AbSec – NSW Child, Family and Community Peak Aboriginal Corporation – welcomes the release of the 2025 Family Matters Report and stands with SNAICC in calling for governments to move beyond crisis responses and invest in keeping Aboriginal and Torres Strait Islander children safe and together with their families.
The report again highlights the removal of our children is at rates often well in excess of 10 times that which happens for non-Aboriginal children. These findings mirror what we see every day in NSW – a child protection system that responds after harm, rather than preventing it, and a system that continues to leave Aboriginal and Torres Strait Islander families without the support they need to stay safe, and together.
AbSec CEO John Leha said the report reinforces what Aboriginal and Torres Strait Islander communities have been telling governments for decades.
“Family Matters is a clear message. Our children are still over-represented at every step of the socalled child protection system because governments are not confronting the bias against our people within their systems and because they continue to fund crisis, not prevention. Until we shift investment into Aboriginal-led, community-controlled solutions, nothing will change for our kids.” In NSW, the situation remains critical.
The number of Aboriginal children in out-of-home care continues to rise, and too many families are pushed into crisis before any meaningful support is offered. AbSec has consistently called for funding for Aboriginal community led solutions that is proportionate to our communities’ interactions with child protection systems and a dedicated and independent NSW Children’s Commission to drive system improvement, build public trust in the system and which has the authority to hold government to account where they make mistakes’.
“The evidence is right in front of us. When Aboriginal organisations lead the work, families stay connected, cultural identity is protected and children are safer. NSW must start backing the very organisations that keep our kids strong,” Mr Leha said.
The 2025 Family Matters Report strengthens the case for real investment in early support designed with, and for, Aboriginal and Torres Strait Islander communities.
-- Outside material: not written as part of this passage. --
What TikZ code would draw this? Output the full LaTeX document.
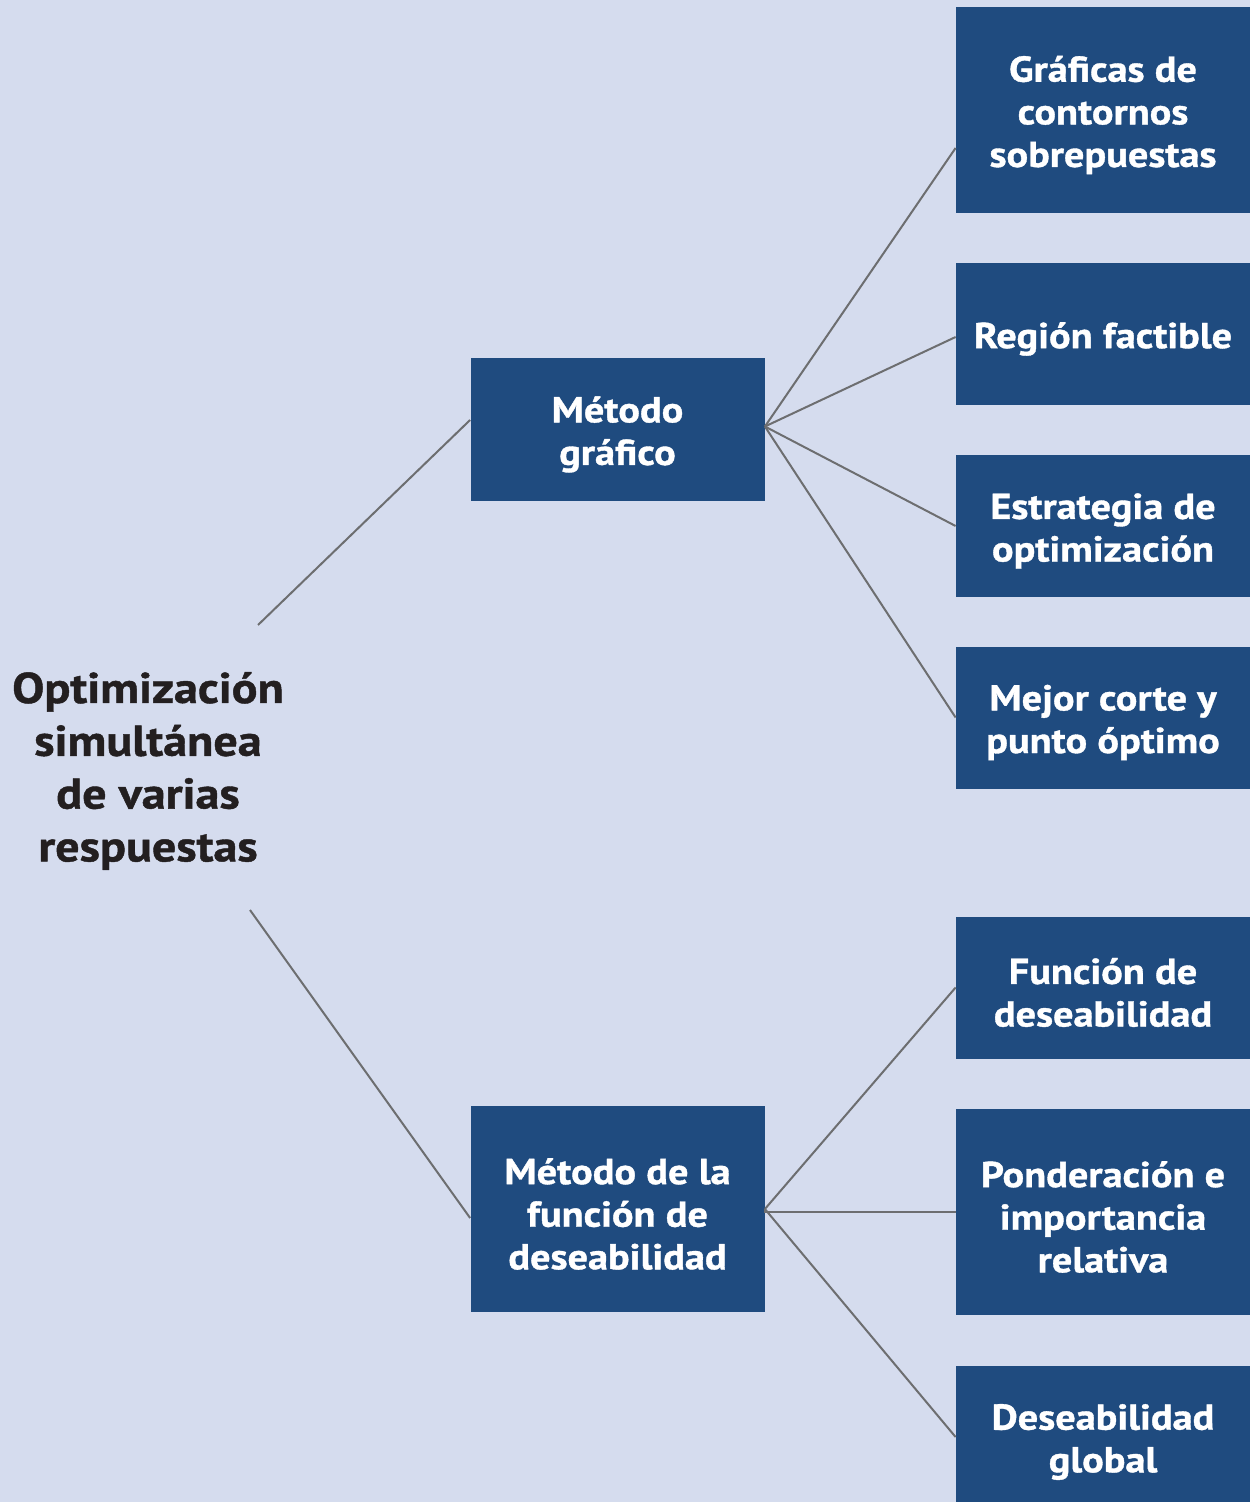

For NSW, this means long-term funding for ACCOs, culturally grounded targeted early intervention and family preservation programs, Aboriginal-led programs to restore our children that have been removed to their families and a system that shares decision making with Aboriginal communities instead of imposing decisions from above that, again and again, drive up the removal of our children from their families and fail to safely restore them.
Mr Leha said government action in NSW is long overdue.
“Every year we delay, more Aboriginal and Torres Strait Islander children are removed from families, Country and culture. That is unacceptable. NSW must act now. We need a system that works with our Mob, not against them.” AbSec commends SNAICC for their leadership and joins the call to urge all governments to commit to a future where Aboriginal and Torres Strait Islander children grow up safe, supported and proud of who they are, connected to family, community and culture.
The Family Matters Report is an annual report that highlights progress towards ensuring Aboriginal and Torres Strait Islander children and young people grow up safe and cared for in family, community and culture.
The report describes data relating to children’s interactions with child protection on systems and provides a projection of how over-representation is likely to increase over the next 10 years if current conditions are maintained.
About AbSec
AbSec is the peak Aboriginal organisation in NSW dedicated to empowering Aboriginal communities by advocating for the rights, safety, and wellbeing of Aboriginal children, young people and families. We build strength and resilience by supporting community-led solutions, shaping policy, and driving reforms that ensure every Aboriginal child and young person grows up strong in culture and identity.